:: TASK PROMPT ::
Quote all of the data that follows exactly as written, skipping the images.

:: GIVEN MATERIAL ::
• • •
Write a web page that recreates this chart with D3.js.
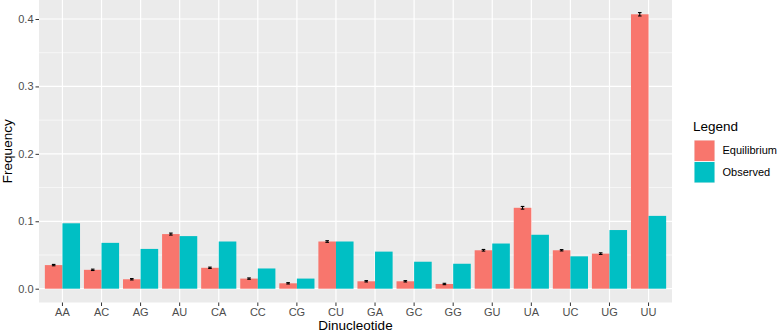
<!DOCTYPE html>
<html><head><meta charset="utf-8">
<script src="https://cdn.jsdelivr.net/npm/d3@7"></script>
<style>body{margin:0;background:#fff}svg{display:block}text{font-family:"Liberation Sans",Arial,Helvetica,sans-serif}</style>
</head><body>
<svg id="c" width="778" height="333"></svg>
<script>
const categories = ["AA","AC","AG","AU","CA","CC","CG","CU","GA","GC","GG","GU","UA","UC","UG","UU"];
const seriesNames = ["Equilibrium","Observed"];
const equilibrium = [0.035,0.028,0.014,0.081,0.031,0.015,0.008,0.070,0.011,0.011,0.007,0.057,0.120,0.057,0.052,0.407];
const equilibriumErr = [0.001,0.001,0.001,0.0015,0.001,0.001,0.001,0.0012,0.001,0.001,0.001,0.0012,0.002,0.001,0.0012,0.0025];
const observed = [0.097,0.068,0.059,0.078,0.070,0.030,0.015,0.070,0.055,0.040,0.037,0.067,0.080,0.048,0.087,0.108];
const yTicks = [0.0,0.1,0.2,0.3,0.4];
const colors = ["#F8766D","#00BFC4"];

const svg = d3.select("#c");
const pL = 39, pR = 672, pT = 0, pB = 302.5;
const y = d3.scaleLinear().domain([0,0.4]).range([288.7,19]);
const x = d3.scaleBand().domain(categories).range([pL,pR]).paddingInner(0).paddingOuter(0.1);
// ggplot discrete expansion: 0.6 units each side
const unit = (pR-pL)/16.2;
x.range([pL+0.6*unit-0.5*unit, pR-0.6*unit+0.5*unit]).paddingOuter(0);
const xs = d3.scaleBand().domain(seriesNames).range([0, x.bandwidth()*0.9]);
const cx = c => x(c) + x.bandwidth()/2;

svg.append("rect").attr("x",pL).attr("y",pT).attr("width",pR-pL).attr("height",pB-pT).attr("fill","#EBEBEB");
// minor grid
const minorY = [0.05,0.15,0.25,0.35];
svg.selectAll(".gmy").data(minorY).enter().append("line")
  .attr("x1",pL).attr("x2",pR).attr("y1",d=>y(d)).attr("y2",d=>y(d))
  .attr("stroke","#fff").attr("stroke-width",0.6);
svg.selectAll(".gy").data(yTicks).enter().append("line")
  .attr("x1",pL).attr("x2",pR).attr("y1",d=>y(d)).attr("y2",d=>y(d))
  .attr("stroke","#fff").attr("stroke-width",1.2);
svg.selectAll(".gx").data(categories).enter().append("line")
  .attr("x1",d=>cx(d)).attr("x2",d=>cx(d)).attr("y1",pT).attr("y2",pB)
  .attr("stroke","#fff").attr("stroke-width",1.2);

const rows = categories.map((c,i)=>({c, vals:[
  {s:seriesNames[0], v:equilibrium[i], e:equilibriumErr[i]},
  {s:seriesNames[1], v:observed[i], e:0}]}));
const off = x.bandwidth()*0.05;
const g = svg.selectAll(".grp").data(rows).enter().append("g");
g.selectAll("rect").data(d=>d.vals.map(v=>({...v,c:d.c}))).enter().append("rect")
  .attr("x",d=>x(d.c)+off+xs(d.s)).attr("width",xs.bandwidth())
  .attr("y",d=>y(d.v)).attr("height",d=>y(0)-y(d.v))
  .attr("fill",(d,i)=>colors[seriesNames.indexOf(d.s)]);
// error bars on equilibrium
const eb = svg.selectAll(".eb").data(categories.map((c,i)=>({c,v:equilibrium[i],e:equilibriumErr[i]}))).enter().append("g")
  .attr("stroke","#000").attr("stroke-width",1.1);
const ebx = d => x(d.c)+off+xs("Equilibrium")+xs.bandwidth()/2;
eb.append("line").attr("x1",ebx).attr("x2",ebx).attr("y1",d=>y(d.v+d.e)).attr("y2",d=>y(d.v-d.e));
eb.append("line").attr("x1",d=>ebx(d)-1.8).attr("x2",d=>ebx(d)+1.8).attr("y1",d=>y(d.v+d.e)).attr("y2",d=>y(d.v+d.e));
eb.append("line").attr("x1",d=>ebx(d)-1.8).attr("x2",d=>ebx(d)+1.8).attr("y1",d=>y(d.v-d.e)).attr("y2",d=>y(d.v-d.e));

// axes
const ya = svg.append("g").attr("transform",`translate(${pL},0)`)
  .call(d3.axisLeft(y).tickValues(yTicks).tickFormat(d3.format(".1f")).tickSize(3.5).tickPadding(2));
ya.select(".domain").remove();
ya.selectAll("line").attr("stroke","#333").attr("stroke-width",1);
ya.selectAll("text").attr("fill","#4D4D4D").attr("font-size","11px").attr("font-family","Liberation Sans, Arial, sans-serif");
const xa = svg.append("g").attr("transform",`translate(0,${pB})`)
  .call(d3.axisBottom(x).tickSize(3.5).tickPadding(2));
xa.select(".domain").remove();
xa.selectAll("line").attr("stroke","#333").attr("stroke-width",1);
xa.selectAll("text").attr("fill","#4D4D4D").attr("font-size","11px").attr("font-family","Liberation Sans, Arial, sans-serif");

svg.append("text").attr("x",(pL+pR)/2).attr("y",330).attr("text-anchor","middle")
  .attr("font-size","13.5px").attr("fill","#000").text("Dinucleotide");
svg.append("text").attr("transform",`translate(12,${(pT+pB)/2}) rotate(-90)`).attr("text-anchor","middle")
  .attr("font-size","13.5px").attr("fill","#000").text("Frequency");

// legend
const lg = svg.append("g");
lg.append("text").attr("x",693).attr("y",131).attr("font-size","13.5px").attr("fill","#000").text("Legend");
seriesNames.forEach((s,i)=>{
  lg.append("rect").attr("x",694).attr("y",140+i*21.5).attr("width",21).attr("height",21.5).attr("fill","#F2F2F2");
  lg.append("rect").attr("x",694.5).attr("y",140.5+i*21.5).attr("width",20).attr("height",20.5).attr("fill",colors[i]);
  lg.append("text").attr("x",722.5).attr("y",150.5+i*21.5).attr("dy","0.35em").attr("font-size","11px").attr("fill","#000").text(s);
});
</script>
</body></html>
• • •
:: SOLVED PROBLEM ::
Write a web page that recreates this chart with D3.js.
<!DOCTYPE html>
<html><head><meta charset="utf-8">
<script src="https://cdn.jsdelivr.net/npm/d3@7"></script>
<style>body{margin:0;background:#fff}svg{display:block}text{font-family:"Liberation Sans",Arial,Helvetica,sans-serif}</style>
</head><body>
<svg id="c" width="778" height="333"></svg>
<script>
const categories = ["AA","AC","AG","AU","CA","CC","CG","CU","GA","GC","GG","GU","UA","UC","UG","UU"];
const seriesNames = ["Equilibrium","Observed"];
const equilibrium = [0.035,0.028,0.014,0.081,0.031,0.015,0.008,0.070,0.011,0.011,0.007,0.057,0.120,0.057,0.052,0.407];
const equilibriumErr = [0.001,0.001,0.001,0.0015,0.001,0.001,0.001,0.0012,0.001,0.001,0.001,0.0012,0.002,0.001,0.0012,0.0025];
const observed = [0.097,0.068,0.059,0.078,0.070,0.030,0.015,0.070,0.055,0.040,0.037,0.067,0.080,0.048,0.087,0.108];
const yTicks = [0.0,0.1,0.2,0.3,0.4];
const colors = ["#F8766D","#00BFC4"];

const svg = d3.select("#c");
const pL = 39, pR = 672, pT = 0, pB = 302.5;
const y = d3.scaleLinear().domain([0,0.4]).range([288.7,19]);
const x = d3.scaleBand().domain(categories).range([pL,pR]).paddingInner(0).paddingOuter(0.1);
// ggplot discrete expansion: 0.6 units each side
const unit = (pR-pL)/16.2;
x.range([pL+0.6*unit-0.5*unit, pR-0.6*unit+0.5*unit]).paddingOuter(0);
const xs = d3.scaleBand().domain(seriesNames).range([0, x.bandwidth()*0.9]);
const cx = c => x(c) + x.bandwidth()/2;

svg.append("rect").attr("x",pL).attr("y",pT).attr("width",pR-pL).attr("height",pB-pT).attr("fill","#EBEBEB");
// minor grid
const minorY = [0.05,0.15,0.25,0.35];
svg.selectAll(".gmy").data(minorY).enter().append("line")
  .attr("x1",pL).attr("x2",pR).attr("y1",d=>y(d)).attr("y2",d=>y(d))
  .attr("stroke","#fff").attr("stroke-width",0.6);
svg.selectAll(".gy").data(yTicks).enter().append("line")
  .attr("x1",pL).attr("x2",pR).attr("y1",d=>y(d)).attr("y2",d=>y(d))
  .attr("stroke","#fff").attr("stroke-width",1.2);
svg.selectAll(".gx").data(categories).enter().append("line")
  .attr("x1",d=>cx(d)).attr("x2",d=>cx(d)).attr("y1",pT).attr("y2",pB)
  .attr("stroke","#fff").attr("stroke-width",1.2);

const rows = categories.map((c,i)=>({c, vals:[
  {s:seriesNames[0], v:equilibrium[i], e:equilibriumErr[i]},
  {s:seriesNames[1], v:observed[i], e:0}]}));
const off = x.bandwidth()*0.05;
const g = svg.selectAll(".grp").data(rows).enter().append("g");
g.selectAll("rect").data(d=>d.vals.map(v=>({...v,c:d.c}))).enter().append("rect")
  .attr("x",d=>x(d.c)+off+xs(d.s)).attr("width",xs.bandwidth())
  .attr("y",d=>y(d.v)).attr("height",d=>y(0)-y(d.v))
  .attr("fill",(d,i)=>colors[seriesNames.indexOf(d.s)]);
// error bars on equilibrium
const eb = svg.selectAll(".eb").data(categories.map((c,i)=>({c,v:equilibrium[i],e:equilibriumErr[i]}))).enter().append("g")
  .attr("stroke","#000").attr("stroke-width",1.1);
const ebx = d => x(d.c)+off+xs("Equilibrium")+xs.bandwidth()/2;
eb.append("line").attr("x1",ebx).attr("x2",ebx).attr("y1",d=>y(d.v+d.e)).attr("y2",d=>y(d.v-d.e));
eb.append("line").attr("x1",d=>ebx(d)-1.8).attr("x2",d=>ebx(d)+1.8).attr("y1",d=>y(d.v+d.e)).attr("y2",d=>y(d.v+d.e));
eb.append("line").attr("x1",d=>ebx(d)-1.8).attr("x2",d=>ebx(d)+1.8).attr("y1",d=>y(d.v-d.e)).attr("y2",d=>y(d.v-d.e));

// axes
const ya = svg.append("g").attr("transform",`translate(${pL},0)`)
  .call(d3.axisLeft(y).tickValues(yTicks).tickFormat(d3.format(".1f")).tickSize(3.5).tickPadding(2));
ya.select(".domain").remove();
ya.selectAll("line").attr("stroke","#333").attr("stroke-width",1);
ya.selectAll("text").attr("fill","#4D4D4D").attr("font-size","11px").attr("font-family","Liberation Sans, Arial, sans-serif");
const xa = svg.append("g").attr("transform",`translate(0,${pB})`)
  .call(d3.axisBottom(x).tickSize(3.5).tickPadding(2));
xa.select(".domain").remove();
xa.selectAll("line").attr("stroke","#333").attr("stroke-width",1);
xa.selectAll("text").attr("fill","#4D4D4D").attr("font-size","11px").attr("font-family","Liberation Sans, Arial, sans-serif");

svg.append("text").attr("x",(pL+pR)/2).attr("y",330).attr("text-anchor","middle")
  .attr("font-size","13.5px").attr("fill","#000").text("Dinucleotide");
svg.append("text").attr("transform",`translate(12,${(pT+pB)/2}) rotate(-90)`).attr("text-anchor","middle")
  .attr("font-size","13.5px").attr("fill","#000").text("Frequency");

// legend
const lg = svg.append("g");
lg.append("text").attr("x",693).attr("y",131).attr("font-size","13.5px").attr("fill","#000").text("Legend");
seriesNames.forEach((s,i)=>{
  lg.append("rect").attr("x",694).attr("y",140+i*21.5).attr("width",21).attr("height",21.5).attr("fill","#F2F2F2");
  lg.append("rect").attr("x",694.5).attr("y",140.5+i*21.5).attr("width",20).attr("height",20.5).attr("fill",colors[i]);
  lg.append("text").attr("x",722.5).attr("y",150.5+i*21.5).attr("dy","0.35em").attr("font-size","11px").attr("fill","#000").text(s);
});
</script>
</body></html>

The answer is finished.